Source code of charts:

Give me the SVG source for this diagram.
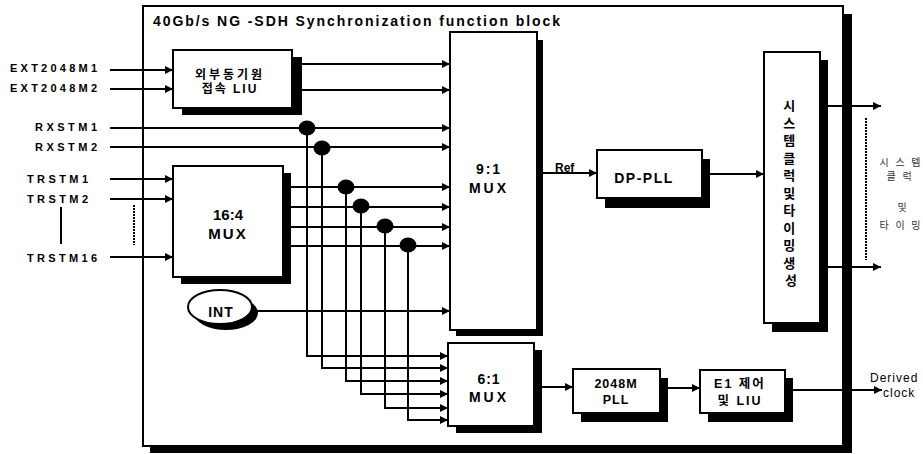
<svg xmlns="http://www.w3.org/2000/svg" width="923" height="454" viewBox="0 0 923 454">
<style>
.box{fill:#fff;stroke:#000;stroke-width:2}
.sh{fill:#000}
.ln{fill:none;stroke:#000;stroke-width:2}
.t{font-family:"Liberation Sans","Noto Sans CJK KR",sans-serif;font-weight:bold;fill:#000}
.lab{font-family:"Liberation Sans","Noto Sans CJK KR",sans-serif;font-weight:bold;font-size:11px;fill:#000}
.k{font-family:"Liberation Sans","Noto Sans CJK KR",sans-serif;font-size:10px;fill:#333}
.n{font-family:"Liberation Sans",sans-serif;font-size:12px;fill:#000;letter-spacing:1px}
</style>
<defs>
<marker id="ah" viewBox="0 0 10 10" refX="10" refY="5" markerWidth="9" markerHeight="8" markerUnits="userSpaceOnUse" orient="auto"><path d="M0,0 L10,5 L0,10 z" fill="#000"/></marker>
</defs>
<rect width="923" height="454" fill="#fff"/>

<g id="outer">
<rect class="sh" x="150" y="14" width="702" height="439"/>
<rect class="box" x="143" y="6" width="700" height="440"/>
<text class="t" x="153" y="26" font-size="14" textLength="407" lengthAdjust="spacing">40Gb/s NG -SDH Synchronization function block</text>
</g>

<g id="inputs">
<text class="lab" x="10" y="72" textLength="87" lengthAdjust="spacing">EXT2048M1</text>
<text class="lab" x="10" y="92" textLength="87" lengthAdjust="spacing">EXT2048M2</text>
<text class="lab" x="35" y="131" textLength="62" lengthAdjust="spacing">RXSTM1</text>
<text class="lab" x="35" y="151" textLength="62" lengthAdjust="spacing">RXSTM2</text>
<text class="lab" x="27" y="183" textLength="61" lengthAdjust="spacing">TRSTM1</text>
<text class="lab" x="27" y="203" textLength="61" lengthAdjust="spacing">TRSTM2</text>
<text class="lab" x="27" y="262" textLength="70" lengthAdjust="spacing">TRSTM16</text>
<line class="ln" x1="61" y1="207" x2="61" y2="244" stroke-width="1.5"/>
<line class="ln" x1="134" y1="205" x2="134" y2="245" stroke-dasharray="2 1"/>
</g>

<g id="connectors">
<path class="ln" marker-end="url(#ah)" d="M110,70 H173"/>
<path class="ln" marker-end="url(#ah)" d="M110,89 H173"/>
<path class="ln" marker-end="url(#ah)" d="M110,128 H450"/>
<path class="ln" marker-end="url(#ah)" d="M110,147 H450"/>
<path class="ln" marker-end="url(#ah)" d="M110,179 H173"/>
<path class="ln" marker-end="url(#ah)" d="M110,199 H173"/>
<path class="ln" marker-end="url(#ah)" d="M110,257 H173"/>
<path class="ln" marker-end="url(#ah)" d="M295,64 H450"/>
<path class="ln" marker-end="url(#ah)" d="M295,90 H450"/>
<path class="ln" marker-end="url(#ah)" d="M285,187 H450"/>
<path class="ln" marker-end="url(#ah)" d="M285,207 H450"/>
<path class="ln" marker-end="url(#ah)" d="M285,227 H450"/>
<path class="ln" marker-end="url(#ah)" d="M285,246 H450"/>
<path class="ln" marker-end="url(#ah)" d="M255,311 H450"/>
<path class="ln" marker-end="url(#ah)" d="M307,128 V356 H448"/>
<path class="ln" marker-end="url(#ah)" d="M322,148 V368 H448"/>
<path class="ln" marker-end="url(#ah)" d="M346,187 V381 H448"/>
<path class="ln" marker-end="url(#ah)" d="M361,206 V394 H448"/>
<path class="ln" marker-end="url(#ah)" d="M385,226 V408 H448"/>
<path class="ln" marker-end="url(#ah)" d="M408,245 V420 H448"/>
<ellipse cx="307" cy="128" rx="8.5" ry="7.5" fill="#000"/>
<ellipse cx="322" cy="148" rx="8.5" ry="7.5" fill="#000"/>
<ellipse cx="346" cy="187" rx="8.5" ry="7.5" fill="#000"/>
<ellipse cx="361" cy="206" rx="8.5" ry="7.5" fill="#000"/>
<ellipse cx="385" cy="226" rx="8.5" ry="7.5" fill="#000"/>
<ellipse cx="408" cy="245" rx="8.5" ry="7.5" fill="#000"/>
<path class="ln" marker-end="url(#ah)" d="M543,173 H597"/>
<text class="t" x="555" y="172" font-size="12">Ref</text>
<path class="ln" marker-end="url(#ah)" d="M710,174 H764"/>
<path class="ln" marker-end="url(#ah)" d="M826,106 H881"/>
<path class="ln" marker-end="url(#ah)" d="M826,267 H881"/>
<path class="ln" marker-end="url(#ah)" d="M540,387 H573"/>
<path class="ln" marker-end="url(#ah)" d="M666,388 H700"/>
<path class="ln" marker-end="url(#ah)" d="M791,390 H882"/>
<line class="ln" x1="866" y1="118" x2="866" y2="260" stroke-dasharray="2 1"/>
</g>

<g id="liu">
<rect class="sh" x="182" y="57" width="120" height="58"/>
<rect class="box" x="173" y="50" width="119" height="58"/>
<text class="t" x="230" y="79" font-size="12" text-anchor="middle" letter-spacing="3">외부동기원</text>
<text class="t" x="230" y="93" font-size="12" text-anchor="middle" letter-spacing="2">접속 LIU</text>
</g>

<g id="mux16">
<rect class="sh" x="181" y="173" width="110" height="111"/>
<rect class="box" x="173" y="166" width="110" height="111"/>
<text class="t" x="228" y="220" font-size="15" text-anchor="middle">16:4</text>
<text class="t" x="228" y="239" font-size="15" text-anchor="middle" letter-spacing="2">MUX</text>
</g>

<g id="int">
<ellipse cx="226" cy="313" rx="32" ry="17" fill="#000"/>
<ellipse cx="220" cy="307" rx="32" ry="17" class="box"/>
<text class="t" x="221" y="317" font-size="14" text-anchor="middle" letter-spacing="1">INT</text>
</g>

<g id="mux9">
<rect class="sh" x="456" y="40" width="87" height="296"/>
<rect class="box" x="450" y="32" width="87" height="298"/>
<text class="t" x="489" y="174" font-size="14" text-anchor="middle" letter-spacing="2">9:1</text>
<text class="t" x="489" y="193" font-size="14" text-anchor="middle" letter-spacing="3">MUX</text>
</g>

<g id="mux6">
<rect class="sh" x="456" y="350" width="86" height="83"/>
<rect class="box" x="448" y="343" width="86" height="83"/>
<text class="t" x="489" y="384" font-size="14" text-anchor="middle" letter-spacing="1">6:1</text>
<text class="t" x="489" y="402" font-size="14" text-anchor="middle" letter-spacing="3">MUX</text>
</g>

<g id="dppll">
<rect class="sh" x="605" y="159" width="105" height="49"/>
<rect class="box" x="597" y="150" width="105" height="48"/>
<text class="t" x="644" y="183" font-size="14" text-anchor="middle" letter-spacing="1.5">DP-PLL</text>
</g>

<g id="pll2048">
<rect class="sh" x="581" y="378" width="87" height="44"/>
<rect class="box" x="573" y="369" width="87" height="44"/>
<text class="t" x="616" y="388" font-size="12.5" text-anchor="middle" letter-spacing="1">2048M</text>
<text class="t" x="616" y="404" font-size="12.5" text-anchor="middle" letter-spacing="1">PLL</text>
</g>

<g id="e1">
<rect class="sh" x="708" y="378" width="85" height="44"/>
<rect class="box" x="700" y="370" width="85" height="43"/>
<text class="t" x="740" y="388" font-size="12.5" text-anchor="middle" letter-spacing="2">E1 제어</text>
<text class="t" x="740" y="405" font-size="12.5" text-anchor="middle" letter-spacing="2">및 LIU</text>
</g>

<g id="sysclk">
<rect class="sh" x="772" y="60" width="56" height="272"/>
<rect class="box" x="764" y="52" width="56" height="271"/>
<text class="t" font-size="13" text-anchor="middle">
<tspan x="791" y="110">시</tspan>
<tspan x="791" y="127.5">스</tspan>
<tspan x="791" y="145">템</tspan>
<tspan x="791" y="162.5">클</tspan>
<tspan x="791" y="180">럭</tspan>
<tspan x="791" y="197.5">및</tspan>
<tspan x="791" y="215">타</tspan>
<tspan x="791" y="232.5">이</tspan>
<tspan x="791" y="250">밍</tspan>
<tspan x="791" y="267.5">생</tspan>
<tspan x="791" y="285">성</tspan>
</text>
</g>

<g id="outputs">
<text class="k" x="901" y="166" text-anchor="middle" letter-spacing="2">시 스 템</text>
<text class="k" x="900" y="180" text-anchor="middle" letter-spacing="2">클 럭</text>
<text class="k" x="902" y="211" text-anchor="middle">및</text>
<text class="k" x="901" y="229" text-anchor="middle" letter-spacing="2">타 이 밍</text>
<text class="n" x="870" y="382">Derived</text>
<text class="n" x="883" y="397">clock</text>
</g>
</svg>
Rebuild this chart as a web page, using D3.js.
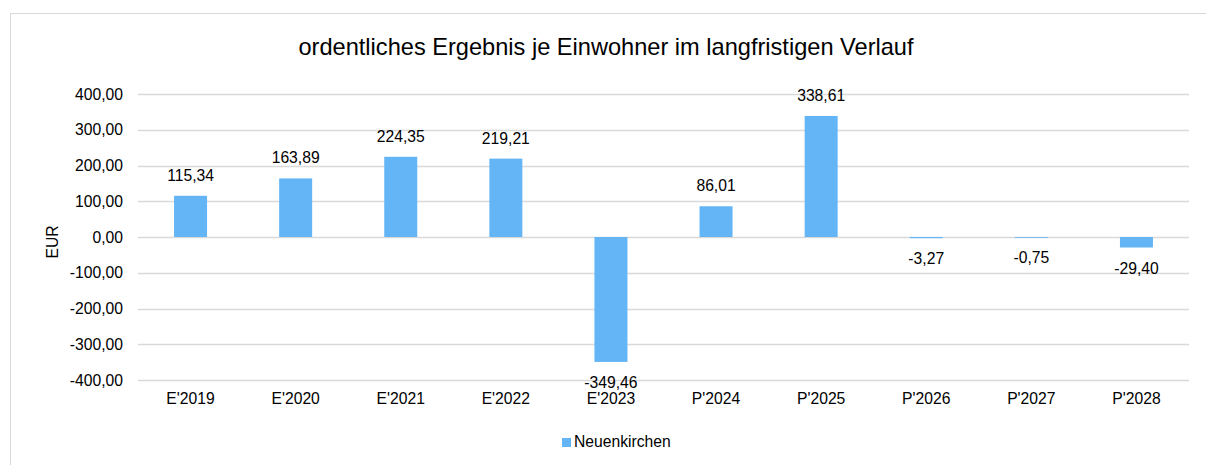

◆ **What needs to be done**
Scan the material above. Return every line containing the string "this".

◆ **Answer to the task**
Give me the SVG source for this diagram.
Rebuild this chart as a web page, using D3.js.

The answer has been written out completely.